Kenya’s political crisis has deepened, with 22 politicians refusing to accept posts in a reconstituted government, and foreign envoys adding their voices to demands for a snap election.
Kenya has been without an effective government since President Mwai Kibaki fired his Cabinet three weeks ago. Parliament remains suspended. The action followed Kibaki’s humiliating defeat in a referendum on a new constitution.
Last week, Kibaki named a new Cabinet, dropping seven former ministers he had branded ”rebels” for opposing his draft document. He appointed some of his former enemies in the Kenya African National Union to senior positions, a move critics said was designed to stifle opposition. But the Kanu members spurned the appointments, as did many politicians previously regarded as Kibaki supporters.

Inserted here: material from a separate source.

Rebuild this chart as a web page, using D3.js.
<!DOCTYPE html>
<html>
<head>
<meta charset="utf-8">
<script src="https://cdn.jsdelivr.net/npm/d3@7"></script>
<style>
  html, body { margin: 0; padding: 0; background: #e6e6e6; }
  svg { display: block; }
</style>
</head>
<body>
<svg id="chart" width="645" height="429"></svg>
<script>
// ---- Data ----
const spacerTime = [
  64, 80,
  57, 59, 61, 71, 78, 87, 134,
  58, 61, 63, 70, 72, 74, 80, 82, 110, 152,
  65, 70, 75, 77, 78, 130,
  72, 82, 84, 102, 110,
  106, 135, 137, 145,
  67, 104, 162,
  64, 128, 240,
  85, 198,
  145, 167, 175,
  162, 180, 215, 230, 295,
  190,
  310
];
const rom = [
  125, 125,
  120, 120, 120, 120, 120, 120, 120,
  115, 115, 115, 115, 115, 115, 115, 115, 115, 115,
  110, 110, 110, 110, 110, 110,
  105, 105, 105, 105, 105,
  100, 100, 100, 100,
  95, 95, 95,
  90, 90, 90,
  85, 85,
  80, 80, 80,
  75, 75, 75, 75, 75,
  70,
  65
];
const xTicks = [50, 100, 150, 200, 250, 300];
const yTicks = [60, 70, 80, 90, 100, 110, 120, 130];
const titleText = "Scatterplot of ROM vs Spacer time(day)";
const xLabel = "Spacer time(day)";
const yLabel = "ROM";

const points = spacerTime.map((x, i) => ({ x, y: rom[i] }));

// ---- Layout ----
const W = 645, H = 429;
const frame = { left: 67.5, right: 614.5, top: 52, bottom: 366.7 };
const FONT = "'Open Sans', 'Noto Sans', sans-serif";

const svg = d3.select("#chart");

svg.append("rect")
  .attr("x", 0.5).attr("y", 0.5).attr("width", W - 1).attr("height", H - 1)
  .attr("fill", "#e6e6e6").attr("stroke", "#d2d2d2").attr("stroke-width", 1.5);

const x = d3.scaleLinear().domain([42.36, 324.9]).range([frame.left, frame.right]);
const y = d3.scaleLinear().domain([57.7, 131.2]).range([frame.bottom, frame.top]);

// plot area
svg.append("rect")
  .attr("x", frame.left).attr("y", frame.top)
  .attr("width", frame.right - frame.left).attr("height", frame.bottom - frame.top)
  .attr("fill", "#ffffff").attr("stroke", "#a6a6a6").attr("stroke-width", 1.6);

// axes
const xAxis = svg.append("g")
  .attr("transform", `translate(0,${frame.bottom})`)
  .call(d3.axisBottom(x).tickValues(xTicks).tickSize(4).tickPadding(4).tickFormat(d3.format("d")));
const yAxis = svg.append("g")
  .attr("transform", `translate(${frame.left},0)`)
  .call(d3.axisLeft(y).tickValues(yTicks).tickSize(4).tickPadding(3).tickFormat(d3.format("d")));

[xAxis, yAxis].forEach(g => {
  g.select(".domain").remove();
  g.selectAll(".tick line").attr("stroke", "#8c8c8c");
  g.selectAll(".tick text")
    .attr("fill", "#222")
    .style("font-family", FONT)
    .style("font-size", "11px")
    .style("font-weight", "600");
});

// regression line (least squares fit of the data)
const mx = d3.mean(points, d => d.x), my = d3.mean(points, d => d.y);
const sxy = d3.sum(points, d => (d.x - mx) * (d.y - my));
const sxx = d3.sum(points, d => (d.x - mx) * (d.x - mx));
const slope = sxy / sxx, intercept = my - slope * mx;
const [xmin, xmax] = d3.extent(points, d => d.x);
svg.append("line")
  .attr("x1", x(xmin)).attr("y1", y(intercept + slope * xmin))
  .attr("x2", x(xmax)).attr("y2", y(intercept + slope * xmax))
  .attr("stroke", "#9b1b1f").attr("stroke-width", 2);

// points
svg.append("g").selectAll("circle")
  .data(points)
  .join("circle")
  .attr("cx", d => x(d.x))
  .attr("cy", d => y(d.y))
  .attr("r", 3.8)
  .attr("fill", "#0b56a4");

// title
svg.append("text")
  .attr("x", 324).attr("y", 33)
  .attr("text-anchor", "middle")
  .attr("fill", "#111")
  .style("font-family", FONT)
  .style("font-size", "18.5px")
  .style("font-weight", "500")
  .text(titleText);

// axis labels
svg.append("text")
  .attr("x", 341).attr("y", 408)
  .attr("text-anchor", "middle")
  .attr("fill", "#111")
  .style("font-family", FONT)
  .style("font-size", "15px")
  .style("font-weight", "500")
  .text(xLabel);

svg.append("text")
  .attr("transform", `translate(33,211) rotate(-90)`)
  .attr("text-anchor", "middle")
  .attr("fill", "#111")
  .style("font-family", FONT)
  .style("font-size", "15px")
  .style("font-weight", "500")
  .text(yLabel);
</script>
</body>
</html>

The president then included a group of staunch allies, and retained a core of elderly politicians from his Kikuyu ethnic group that Kenyans have disparagingly referred to as the ”Mount Kenya Mafia”, because they hail from his home province.

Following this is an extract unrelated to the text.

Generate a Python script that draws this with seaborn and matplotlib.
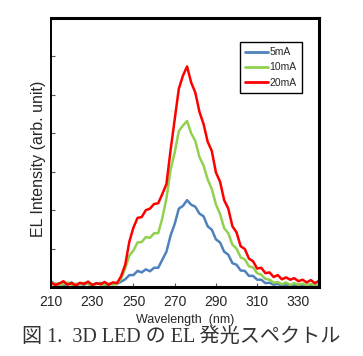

The country remains divided along ethnic lines, with human rights groups fearing a rerun of the clashes that killed hundreds of people in the 1990s.
In surrounding himself with a ”cabal” of ”old friends”, said Liberal Democratic Party leader Raila Odinga, Kibaki wished to protect his fragile leadership ahead of the 2007 general election. Odinga — one of the sacked ministers — vowed to fight for power through his Orange Democratic Movement (ODM), an alliance of parties opposed to the president.
A defiant former planning minister, Anyan’g Nyong’o — a leading light in the ODM — told the Mail & Guardian: ”We are not sad at being excluded from the government; in fact, we are happy! We had said we were ashamed to serve Kibaki, and we still mean it. The tide has turned. The result of the referendum showed that the people are with us. Kibaki is panicking because he knows it.”
The chairperson of Kenya’s Human Rights Commission, Makau Mutua, dismissed the new Cabinet as ”one of the most colossal blunders in the history of Kenyan politics”.
In a statement filled with cutting criticism of Kibaki, Mutua said he had revealed that he was a ”grossly unskilled man” by reappointing ministers perceived as corrupt and incompetent sycophants.
It was a ”tragic game of musical chairs” that had plunged Kenya into ”darkness”, he said.
Foreign diplomats in Kenya maintained that the only way to avert bloodshed was to hold a snap election ”to test the will of the people”.
In a speech at Jamhuri (Independence) Day celebrations on Monday, the president promised to begin ”consultations” on a new constitution.
Before his address, a local Islamic leader introduced Kibaki as ”His Excellency, President Daniel Toroitich [Moi]”. The crowd burst into laughter. Kibaki squirmed. It was further embarrassment for an embattled president who has swiftly lost his grip since defeating Moi in 2002.